Documentation

Real-time telephony

Inbound / outbound voice via LiveKit + SIP, ASR/TTS streaming, barge-in, multi-language.

Real-time telephony

The telephony channel lets a betool pipeline answer or place calls. Real-time audio, streaming transcription, low-latency speech synthesis, and barge-in interruption are all supported.

Architecture

Under the hood:

  • LiveKit handles real-time audio transport.
  • LiveKit-SIP connects LiveKit to your carrier trunk (SIP).
  • A dedicated worker orchestrates the call: ASR (Deepgram, OpenAI Whisper), LLM (Claude, GPT-4o, private model), TTS (ElevenLabs, OpenAI TTS, Azure).

This stack runs as a separate process from the main backend. You do not configure it directly — the operator of your instance sets up the SIP bridge.

Prerequisites

  • A SIP trunk from a carrier (Twilio, Voxbone, OVH, Sewan, or a national operator).
  • An inbound number and / or the ability to place outbound calls.
  • A key from an ASR and TTS provider — or a private model on Enterprise.

On the Enterprise plan, betool can provision the SIP trunk and voice providers for you.

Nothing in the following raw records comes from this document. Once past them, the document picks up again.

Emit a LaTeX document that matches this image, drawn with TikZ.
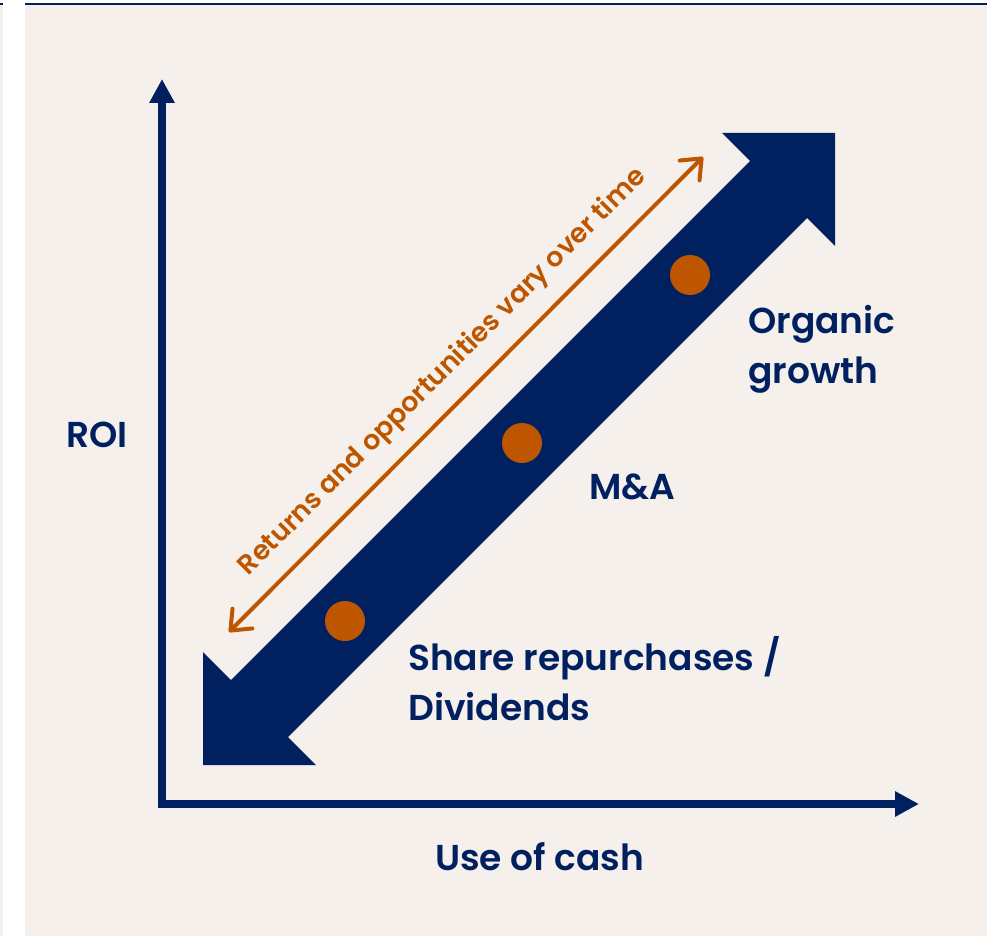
\documentclass[tikz,border=0pt]{standalone}
\usepackage{fontspec}
\setmainfont{Poppins}[BoldFont={Poppins SemiBold}]
\usepackage{tikz}
\usetikzlibrary{arrows.meta, positioning}
\definecolor{navy}{RGB}{0,32,96}
\definecolor{rust}{RGB}{190,86,0}
\definecolor{paper}{RGB}{245,240,236}
\tikzset{
  lbl/.style={text=navy, font=\fontsize{36}{50}\selectfont\bfseries, inner sep=0pt, align=left},
  dot/.style={circle, fill=rust, minimum size=40pt, inner sep=0pt},
  axis/.style={navy, line width=8pt, line join=miter, {Triangle[length=24pt,width=24pt]}-{Triangle[length=24pt,width=24pt]}},
  trend/.style={rust, line width=4pt, line cap=round, {Straight Barb[length=17pt,width=28pt,round]}-{Straight Barb[length=17pt,width=28pt,round]}},
}

\begin{document}
\begin{tikzpicture}[x=1pt, y=-1pt]
    \useasboundingbox (0,0) rectangle (987,936);
    \fill[white] (0,0) rectangle (987,936);
    \fill[paper] (25,5) rectangle (987,936);
    \fill[paper] (0,5) rectangle (3,936);
    \draw[navy, line width=2pt] (25,4) -- (987,4);
    \draw[navy, line width=2pt] (0,4) -- (3,4);

    \coordinate (o) at (162,804);
    \coordinate (ytop) at (162,79);
    \coordinate (xend) at (919,804);
    \draw[axis] (ytop) -- (o) -- (xend);

    \fill[navy] (203,652) -- (231,680) -- (750,161) -- (722,133) -- (835,133)
        -- (835,246) -- (807,218) -- (288,737) -- (316,765) -- (203,765) -- cycle;

    \node[dot] (low) at (345,621) {};
    \node[dot] (mid) at (522,443) {};
    \node[dot] (high) at (690,275) {};

    \coordinate (r1) at (229,632);
    \coordinate (r2) at (703,157);
    \draw[trend] (r1) -- (r2);
    \node[rotate=45, anchor=base, text=rust, inner sep=0pt,
        font=\fontsize{27}{32}\selectfont\bfseries] (vary) at (448,377)
        {Returns and opportunities vary over time};

    \node[lbl, anchor=base west] (org) at (748,383) {Organic\\growth};
    \node[lbl, anchor=base west] (ma) at (589,499) {M\&A};
    \node[lbl, anchor=base west] (share) at (408,720) {Share repurchases /\\Dividends};
    \node[lbl, anchor=base west] (cash) at (435,870) {Use of cash};
    \node[lbl, anchor=base west] (roi) at (66,447) {ROI};
\end{tikzpicture}
\end{document}
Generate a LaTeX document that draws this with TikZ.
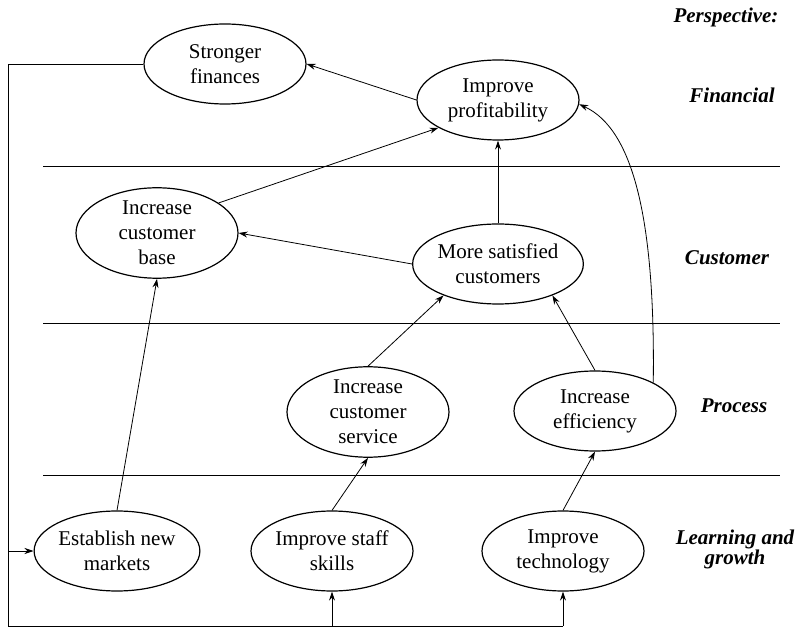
\documentclass[tikz,border=0pt]{standalone}
\usepackage{fontspec}
\setmainfont{Liberation Serif}
\usetikzlibrary{shapes.geometric, arrows.meta, positioning}

\tikzset{
  goal/.style={draw, ellipse, line width=1.2pt, minimum width=162pt, minimum height=80pt,
    inner sep=0pt, align=center, font=\fontsize{21}{25}\selectfont},
  persp/.style={align=center, font=\fontsize{21}{20}\selectfont\bfseries\itshape},
  link/.style={line width=0.8pt}
}

\begin{document}
\begin{tikzpicture}[x=1pt, y=-1pt, >={Stealth[length=9pt,width=6pt]}]
  \useasboundingbox (0,0) rectangle (801,628);
  % perspective bands
  \draw [link] (43,166) -- (780,166);
  \draw [link] (43,323) -- (780,323);
  \draw [link] (43,475) -- (780,475);
  \node [persp, anchor=east] (lbltop) at (782,17) {Perspective:};
  \node [persp] (lblfin) at (732,95) {Financial};
  \node [persp] (lblcus) at (727,258) {Customer};
  \node [persp] (lblpro) at (734,406) {Process};
  \node [persp] (lbllea) at (735,549) {Learning and\\growth};
  % goals
  \node [goal] (fin) at (225,64) {Stronger\\finances};
  \node [goal] (prof) at (498,100) {Improve\\profitability};
  \node [goal] (base) at (157,233) {Increase\\customer\\base};
  \node [goal] (sat) at (498,264) {More satisfied\\customers};
  \node [goal] (serv) at (368,412) {Increase\\customer\\service};
  \node [goal] (eff) at (595,411) {Increase\\efficiency};
  \node [goal] (est) at (117,551) {Establish new\\markets};
  \node [goal] (staff) at (332,551) {Improve staff\\skills};
  \node [goal] (tech) at (563,551) {Improve\\technology};
  % links
  \draw [link, ->] (prof.west) -- (fin.east);
  \draw [link, ->] (base.26) -- (prof.205);
  \draw [link, ->] (sat.west) -- (base.east);
  \draw [link, ->] (sat.north) -- (prof.south);
  \draw [link, ->] (serv.north) -- (sat.210);
  \draw [link, ->] (eff.north) -- (sat.330);
  \draw [link, ->] (eff.26) .. controls +(2,-160) and +(55,25) .. (prof.-3);
  \draw [link, ->] (est.north) -- (base.south);
  \draw [link, ->] (staff.north) -- (serv.south);
  \draw [link, ->] (tech.north) -- (eff.south);
  % feedback loop
  \coordinate (lt) at (8,64);
  \coordinate (lb) at (8,626);
  \draw [link] (fin.west) -- (lt) -- (lb) -- (tech.south |- lb);
  \draw [link, ->] (lt |- est.west) -- (est.west);
  \draw [link, ->] (staff.south |- lb) -- (staff.south);
  \draw [link, ->] (tech.south |- lb) -- (tech.south);
\end{tikzpicture}
\end{document}
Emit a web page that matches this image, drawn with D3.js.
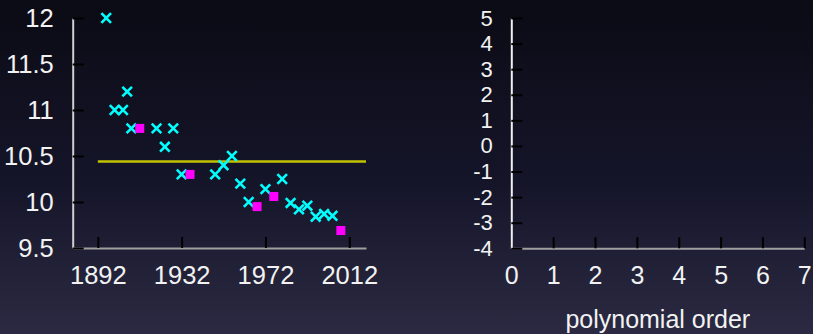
<!DOCTYPE html>
<html>
<head>
<meta charset="utf-8">
<script src="https://cdn.jsdelivr.net/npm/d3@7"></script>
<style>
	html, body { margin: 0; padding: 0; background: #0d0d18; }
	svg { display: block; }
	.tick text { font-family: "Liberation Sans", Arial, sans-serif; fill: #f2f2f2; }
	.tick line { stroke: #000; stroke-width: 2; }
</style>
</head>
<body>
<svg width="813" height="334"></svg>
<script>
// Olympic men's 100m winning times (s)
const trainYears = [1896, 1900, 1904, 1906, 1908, 1920, 1924, 1928, 1932, 1948, 1952, 1956,
	1960, 1964, 1972, 1980, 1984, 1988, 1992, 1996, 2000, 2004];
const trainTimes = [12.0, 11.0, 11.0, 11.2, 10.8, 10.8, 10.6, 10.8, 10.3, 10.3, 10.4, 10.5,
	10.2, 10.0, 10.14, 10.25, 9.99, 9.92, 9.96, 9.84, 9.87, 9.85];
const testYears = [1912, 1936, 1968, 1976, 2008];
const testTimes = [10.8, 10.3, 9.95, 10.06, 9.69];

// order 0 fit
const fitYears = [1892, 2020];
const fitTimes = [10.44, 10.44];

const leftXTicks = [1892, 1932, 1972, 2012];
const leftYTicks = [9.5, 10, 10.5, 11, 11.5, 12];
const rightXTicks = [0, 1, 2, 3, 4, 5, 6, 7];
const rightYTicks = [-4, -3, -2, -1, 0, 1, 2, 3, 4, 5];
const rightXLabel = "polynomial order";

const svg = d3.select("svg");

// background gradient
const grad = svg.append("defs").append("linearGradient")
	.attr("id", "bg")
	.attr("x1", 0).attr("y1", 0).attr("x2", 0).attr("y2", 1);
grad.append("stop").attr("offset", "0%").attr("stop-color", "#0b0b15");
grad.append("stop").attr("offset", "55%").attr("stop-color", "#15152a");
grad.append("stop").attr("offset", "100%").attr("stop-color", "#2b2a42");

svg.append("rect")
	.attr("width", 813)
	.attr("height", 334)
	.attr("fill", "url(#bg)");

// ---- left panel ----
const x1 = d3.scaleLinear().domain([1880, 2020]).range([72.7, 366]);
const y1 = d3.scaleLinear().domain([9.5, 12]).range([248, 18]);

const left = svg.append("g").attr("class", "left");

left.append("g")
	.attr("transform", "translate(0,248)")
	.call(d3.axisBottom(x1).tickValues(leftXTicks).tickFormat(String)
		.tickSizeInner(-11).tickSizeOuter(0).tickPadding(18))
	.call(g => g.select(".domain").attr("stroke", "#a0a0a0").attr("stroke-width", 2))
	.call(g => g.selectAll(".tick text").attr("font-size", 25.5));

left.append("g")
	.attr("transform", "translate(72.7,0)")
	.call(d3.axisLeft(y1).tickValues(leftYTicks).tickFormat(String)
		.tickSizeInner(-11).tickSizeOuter(0).tickPadding(19))
	.call(g => g.select(".domain").attr("stroke", "#d0d0d0").attr("stroke-width", 2))
	.call(g => g.selectAll(".tick text").attr("font-size", 25.5));

left.append("path")
	.datum(fitYears.map((d, i) => [d, fitTimes[i]]))
	.attr("fill", "none")
	.attr("stroke", "#c2c200")
	.attr("stroke-width", 2.5)
	.attr("d", d3.line().x(d => x1(d[0])).y(d => y1(d[1])));

const r = 4.8;
left.selectAll(".train")
	.data(trainYears.map((d, i) => [d, trainTimes[i]]))
	.enter().append("path")
	.attr("class", "train")
	.attr("transform", d => "translate(" + x1(d[0]) + "," + y1(d[1]) + ")")
	.attr("d", "M" + -r + "," + -r + "L" + r + "," + r + "M" + -r + "," + r + "L" + r + "," + -r)
	.attr("stroke", "#00ffff")
	.attr("stroke-width", 2.6)
	.attr("fill", "none");

const s = 9;
left.selectAll(".test")
	.data(testYears.map((d, i) => [d, testTimes[i]]))
	.enter().append("rect")
	.attr("class", "test")
	.attr("x", d => x1(d[0]) - s / 2)
	.attr("y", d => y1(d[1]) - s / 2)
	.attr("width", s)
	.attr("height", s)
	.attr("fill", "#ff00ff");

// ---- right panel ----
const x2 = d3.scaleLinear().domain([0, 7]).range([511.3, 804.3]);
const y2 = d3.scaleLinear().domain([-4, 5]).range([248.3, 18]);

const right = svg.append("g").attr("class", "right");

right.append("g")
	.attr("transform", "translate(0,248.3)")
	.call(d3.axisBottom(x2).tickValues(rightXTicks).tickFormat(String)
		.tickSizeInner(-11).tickSizeOuter(0).tickPadding(18))
	.call(g => g.select(".domain").attr("stroke", "#a0a0a0").attr("stroke-width", 2))
	.call(g => g.selectAll(".tick text").attr("font-size", 25));

right.append("g")
	.attr("transform", "translate(511.3,0)")
	.call(d3.axisLeft(y2).tickValues(rightYTicks).tickFormat(String)
		.tickSizeInner(-11).tickSizeOuter(0).tickPadding(18.5))
	.call(g => g.select(".domain").attr("stroke", "#f0f0f0").attr("stroke-width", 2))
	.call(g => g.selectAll(".tick text").attr("font-size", 22));

right.append("text")
	.attr("x", (511.3 + 804.3) / 2)
	.attr("y", 328)
	.attr("text-anchor", "middle")
	.attr("font-family", "Liberation Sans, Arial, sans-serif")
	.attr("font-size", 25)
	.attr("fill", "#f2f2f2")
	.text(rightXLabel);
</script>
</body>
</html>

Otherwise, enter the credentials in the admin panel.

Admin setup

  1. Administration → Telephony → Trunks — enter your carrier's SIP credentials.
  2. Administration → Telephony → Numbers — associate a number with a trunk, then with a target pipeline.
  3. Administration → Voice models — choose the ASR (input) and TTS (output). Unit usage counters are displayed.

Designing a voice pipeline

A voice pipeline always starts with a Start node with receiver phone_gateway. From there, the pipeline receives:

  • exchange.user_message — each transcribed turn of speech
  • exchange.intent — detected intent (if you activate a classifier agent)
  • exchange.channel.source_type — set to phone_gateway

Downstream nodes can return text that the TTS will read aloud. Specialized voice tools (barge-in, hangup, transfer, hold music) are automatically available to agents when the pipeline has phone_gateway upstream.

Best practices

  • Keep missions concise. Response latency matters: an agent that hesitates for 4 seconds sounds frozen on a call. Prefer fast models (Haiku, GPT-4o-mini) except for decision-critical turns.
  • Enable barge-in. Callers must be able to interrupt the agent. This is on by default.
  • Limit loops. A pipeline that iterates more than 3 times on the same turn creates unsettling silence for the caller. Monitor the iteration counter.

Costs

See Pricing. Indicative: 200 credits per minute of call + ASR / TTS / LLM. A 5-minute call typically costs $0.20 to $0.80 depending on the LLM model chosen.

Known limitations

  • No video support (yet).
  • Transfer to a human requires a SIP trunk that supports REFER (Twilio is compatible).
  • The agent cannot (yet) identify the caller without a CRM integration.